EC: Negotiating contracts is a completely different skill set can sometimes be stressful. What helps me deal with it is to try to leverage my strengths that I do have and to not be afraid to ask for help. What is great about this company is that if anyone needs help, people are going to assist since everyone in the company is working towards the same goal.
OB: What is your advice for people who are interested in this position?
AT: I would focus on gaining as much knowledge as possible regarding the software first and foremost, and then understanding how to leverage it in a variety of solutions. It is critical to understand OnBase and its capabilities.
I would also stress the importance of being a good communicator both written and verbally, because we spend a large portion of time doing both with people at all levels, both internally and externally. You will need to demonstrate being able to balance between the customer’s goals and mitigating risk to Hyland. You will also need to demonstrate your ability to influence customer decisions by making well thought-out decisions and making compelling arguments for customer direction for various solutions.

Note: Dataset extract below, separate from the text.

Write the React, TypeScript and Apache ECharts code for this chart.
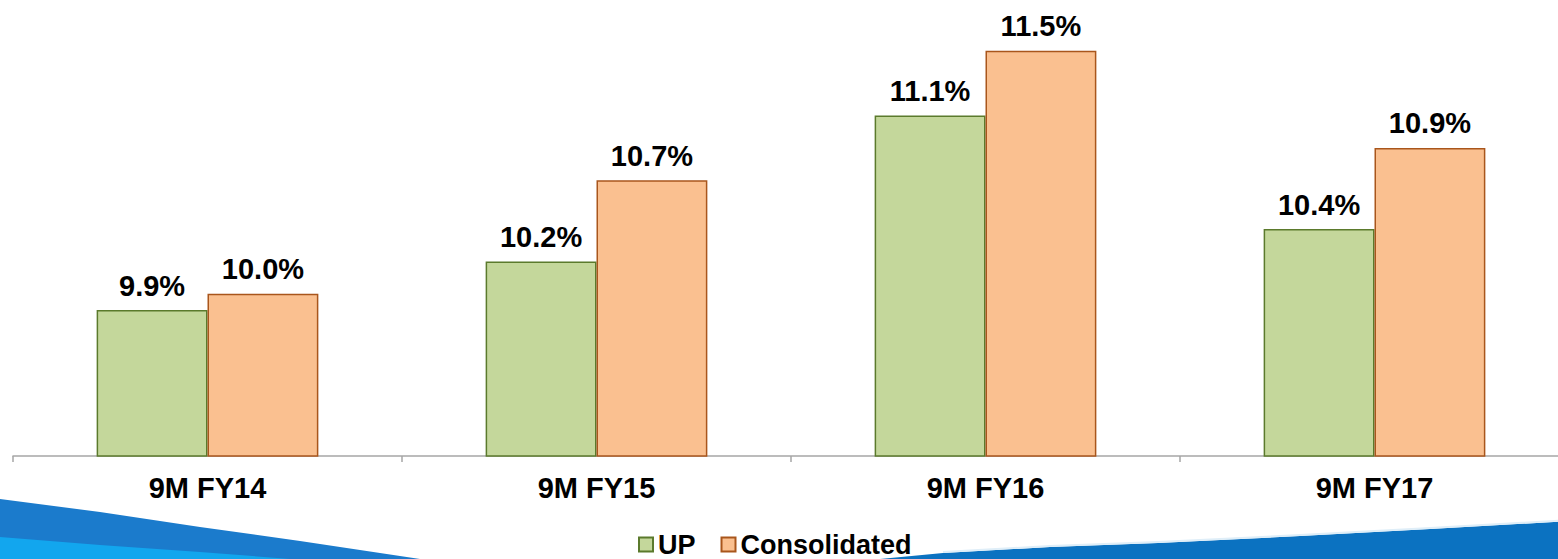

EC: My advice would be to really get good at multitasking. It is very common for me to be juggling multiple opportunities at a time where some of them go silent for several weeks or months. You need to be able to easily remember what conversations you have had with the customer in order to make updates to what solutions you have proposed.
OB: How do you progress in your career path? How can you move up in your field?
AT: There are really endless opportunities within this group and we are often charged with leading the way in new ventures within the Services organization. We are all encouraged to bring our ideas to the table and exploring how to make them happen.
EC: I would say that in order to move up in this role, you really need to be a master at consulting, crafting solutions, being able to negotiate the contracts with the customers, and even performing the requirements gathering sessions with the customer so that once the contract is executed anyone can easily implement the solution at that point.